One stage of Gove’s speech had promised to hot things up when he began itemising some executives’ salaries – one of which he said was five-times that of the prime minister’s. ‘You must realise that in the public eye you are very handsomely remunerated,” he said.

“At least, one might hope, companies making such massive profits, paying such big dividends and supporting such generous executive salaries would be big contributors to the Exchequer through their tax bill. Well some are, and others not. Very much, not.”

But the crackle of electricity this had sparked around the room was quickly gone – very much like Gove himself, who didn’t stop for lunch.

Public support

What happens next will be key if the sector is to prove it has listened to both Gove and the regulator. No-one Utility Week spoke to afterwards seemed to have taken the governmental shot across their bows lightly.

Many agreed, just as with privatisation in the 80s, another key moment in the history of their industry had just arrived. And not least with the prospect of renationalisation, as Gove pointed out, gaining “significant public support”.

Raising some of the challenging realities for water companies in achieving consumer buy-in on certain projects, such as inter-generational expenditure, conference chair and chief executive of Southern Water Ian McAulay said gaining absolute support could be difficult – something perhaps for water companies to discuss with the regulator.

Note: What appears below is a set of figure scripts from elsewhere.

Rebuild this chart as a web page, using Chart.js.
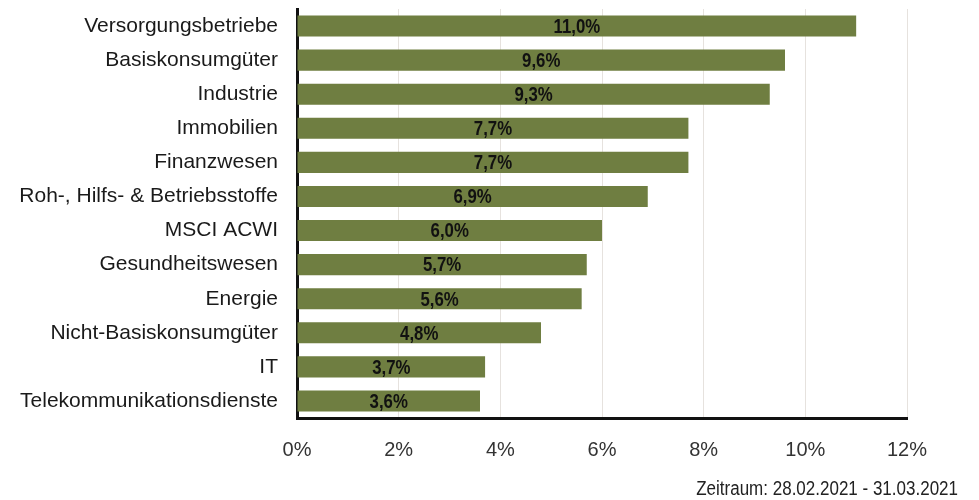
<!DOCTYPE html>
<html>
<head>
<meta charset="utf-8">
<script src="https://cdn.jsdelivr.net/npm/chart.js@4/dist/chart.umd.min.js"></script>
<style>
    body { margin: 0; background: #fff; }
    #wrap { position: relative; width: 979px; height: 500px; }
</style>
</head>
<body>
<div id="wrap"><canvas id="sectorChart"></canvas></div>
<script>
const sectors = [
    "Versorgungsbetriebe",
    "Basiskonsumgüter",
    "Industrie",
    "Immobilien",
    "Finanzwesen",
    "Roh-, Hilfs- & Betriebsstoffe",
    "MSCI ACWI",
    "Gesundheitswesen",
    "Energie",
    "Nicht-Basiskonsumgüter",
    "IT",
    "Telekommunikationsdienste"
];
const performance = [11.0, 9.6, 9.3, 7.7, 7.7, 6.9, 6.0, 5.7, 5.6, 4.8, 3.7, 3.6];
const xTicks = [0, 2, 4, 6, 8, 10, 12];
const footnote = "Zeitraum: 28.02.2021 - 31.03.2021";

const sansFont = '"Liberation Sans", Arial, sans-serif';

// no narrow font installed, so squeeze the text horizontally
function narrowText(ctx, txt, x, y, squeeze) {
    ctx.save();
    ctx.translate(x, y);
    ctx.scale(squeeze, 1);
    ctx.fillText(txt, 0, 0);
    ctx.restore();
}

// value labels in the middle of each bar + footnote
const barLabels = {
    id: 'barLabels',
    afterDatasetsDraw(chart) {
        const ctx = chart.ctx;
        const meta = chart.getDatasetMeta(0);
        ctx.save();
        ctx.font = 'bold 21px ' + sansFont;
        ctx.fillStyle = '#111';
        ctx.textAlign = 'center';
        ctx.textBaseline = 'middle';
        meta.data.forEach((bar, i) => {
            const txt = performance[i].toFixed(1).replace('.', ',') + '%';
            narrowText(ctx, txt, (bar.base + bar.x) / 2, bar.y + 1, 0.8);
        });
        ctx.font = '20px ' + sansFont;
        ctx.fillStyle = '#222';
        ctx.textAlign = 'right';
        narrowText(ctx, footnote, 958, 489, 0.85);
        ctx.restore();
    }
};

new Chart(document.getElementById('sectorChart'), {
    type: 'bar',
    data: {
        labels: sectors,
        datasets: [{
            data: performance,
            backgroundColor: '#6f7e41',
            borderWidth: 0,
            barPercentage: 0.62,
            categoryPercentage: 1
        }]
    },
    options: {
        indexAxis: 'y',
        responsive: true,
        maintainAspectRatio: false,
        animation: false,
        layout: { padding: { top: 9, right: 72, bottom: 0, left: 0 } },
        plugins: {
            legend: { display: false },
            tooltip: { enabled: false }
        },
        scales: {
            x: {
                min: 0,
                max: 12,
                afterBuildTicks: scale => {
                    scale.ticks = xTicks.map(v => ({ value: v }));
                },
                afterFit: scale => { scale.height = 82; },
                grid: { color: '#e6e2de', lineWidth: 1, drawTicks: false },
                border: { color: '#111', width: 3 },
                ticks: {
                    padding: 20,
                    color: '#333',
                    font: { family: sansFont, size: 20 },
                    callback: v => v + '%'
                }
            },
            y: {
                afterFit: scale => {
                    scale.width = 297;
                    scale.paddingTop = 0;
                    scale.paddingBottom = 0;
                },
                grid: { display: false, drawTicks: false },
                border: { color: '#111', width: 3 },
                ticks: {
                    padding: 19,
                    color: '#1a1a1a',
                    font: { family: sansFont, size: 21 }
                }
            }
        }
    },
    plugins: [barLabels]
});
</script>
</body>
</html>
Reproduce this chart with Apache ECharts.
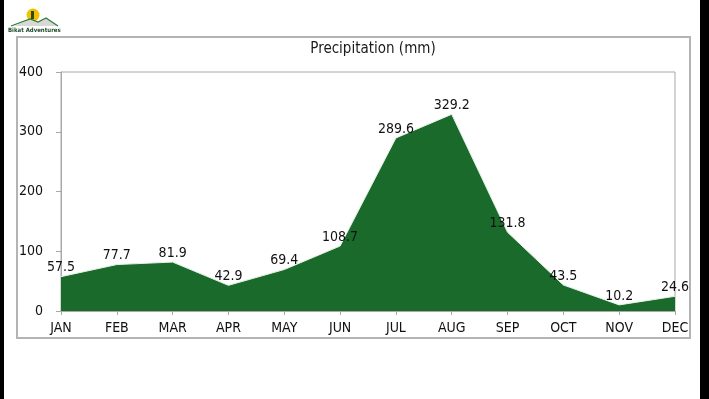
<!DOCTYPE html>
<html>
<head>
<meta charset="utf-8">
<script src="https://cdn.jsdelivr.net/npm/echarts@6/dist/echarts.min.js"></script>
<style>
html,body{margin:0;padding:0;background:#fff;}
#c{width:709px;height:399px;}
</style>
</head>
<body>
<div id="c"></div>
<script>
const months = ['JAN','FEB','MAR','APR','MAY','JUN','JUL','AUG','SEP','OCT','NOV','DEC'];
const precipitation = [57.5, 77.7, 81.9, 42.9, 69.4, 108.7, 289.6, 329.2, 131.8, 43.5, 10.2, 24.6];
const yTicks = [0, 100, 200, 300, 400];
const titleText = 'Precipitation (mm)';
const logoText = 'Bikat Adventures';

const FONT = '"DejaVu Sans Condensed", "DejaVu Sans", sans-serif';
const chart = echarts.init(document.getElementById('c'), null, {renderer: 'canvas'});
chart.setOption({
  backgroundColor: '#fff',
  animation: false,
  title: {
    text: titleText, left: 368, top: 37, textAlign: 'center',
    textStyle: {fontFamily: FONT, fontSize: 15, fontWeight: 'normal', color: '#1a1a1a'}
  },
  grid: {left: 61, right: 34, top: 72, bottom: 88, show: true, borderColor: '#a8a8a8', borderWidth: 1},
  xAxis: {
    type: 'category', data: months, boundaryGap: false,
    axisLine: {lineStyle: {color: '#a8a8a8', width: 1}},
    axisTick: {show: true, length: 4, lineStyle: {color: '#a8a8a8'}},
    axisLabel: {fontFamily: FONT, fontSize: 14, color: '#111', margin: 10, interval: 0}
  },
  yAxis: {
    type: 'value', min: yTicks[0], max: yTicks[yTicks.length - 1], interval: 100,
    splitLine: {show: false},
    axisLine: {show: true, lineStyle: {color: '#a8a8a8'}},
    axisTick: {show: true, length: 5, lineStyle: {color: '#a8a8a8'}},
    axisLabel: {fontFamily: FONT, fontSize: 14, color: '#111', margin: 18}
  },
  series: [{
    type: 'line', data: precipitation, symbol: 'circle', symbolSize: 2, showSymbol: true,
    itemStyle: {color: 'rgba(0,0,0,0)', borderWidth: 0},
    lineStyle: {color: '#e6f2e6', width: 1},
    areaStyle: {color: '#1a6a2c', opacity: 1},
    label: {show: true, position: 'top', distance: 1, fontFamily: FONT, fontSize: 14, color: '#111'},
    labelLayout: {hideOverlap: false}
  }],
  graphic: [
    {type: 'rect', shape: {x: 0, y: 0, width: 4, height: 399}, style: {fill: '#000'}, z: 100},
    {type: 'rect', shape: {x: 700, y: 0, width: 9, height: 399}, style: {fill: '#000'}, z: 100},
    {type: 'rect', shape: {x: 17, y: 37, width: 673, height: 301}, style: {fill: 'none', stroke: '#b4b4b4', lineWidth: 2}, z: 0},
    {type: 'circle', shape: {cx: 33, cy: 15, r: 6.5}, style: {fill: '#f2c200'}, z: 100},
    {type: 'polygon', shape: {points: [[14,26],[30,19],[38,22],[46,18],[58,26]]}, style: {fill: '#d8d8d8'}, z: 100},
    {type: 'polyline', shape: {points: [[11,26],[30,19],[38,22],[46,18],[58,26]]}, style: {stroke: '#2e7d32', lineWidth: 1.2, fill: 'none'}, z: 101},
    {type: 'rect', shape: {x: 31, y: 11, width: 3, height: 8}, style: {fill: '#2a4a1a'}, z: 101},
    {type: 'text', style: {text: logoText, x: 8, y: 27, fontFamily: FONT, fontSize: 6, fontWeight: 'bold', fill: '#1d4a2a'}, z: 100}
  ]
});
</script>
</body>
</html>
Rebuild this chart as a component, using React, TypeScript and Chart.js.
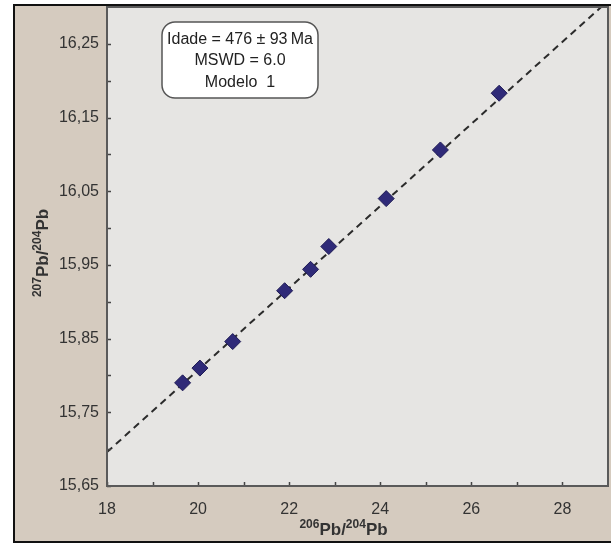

He also wondered if there was also a role for government to play in helping the sector, during this new water age, to champion its value to the public in terms of environmental and economic benefits.

During a later panel discussion, Yorkshire Water chief executive Richard Flint called for a proactive takeaway from the conference to help restore consumer confidence. “Meeting and not beating targets is not the place to be, so we shouldn’t be led by regulation we should be led by minimum standards. We should talk openly about seeking to outperform.”

As we move towards a third decade of a privatised sector, it seems companies’ PR messages will need to hold far more water than ever before.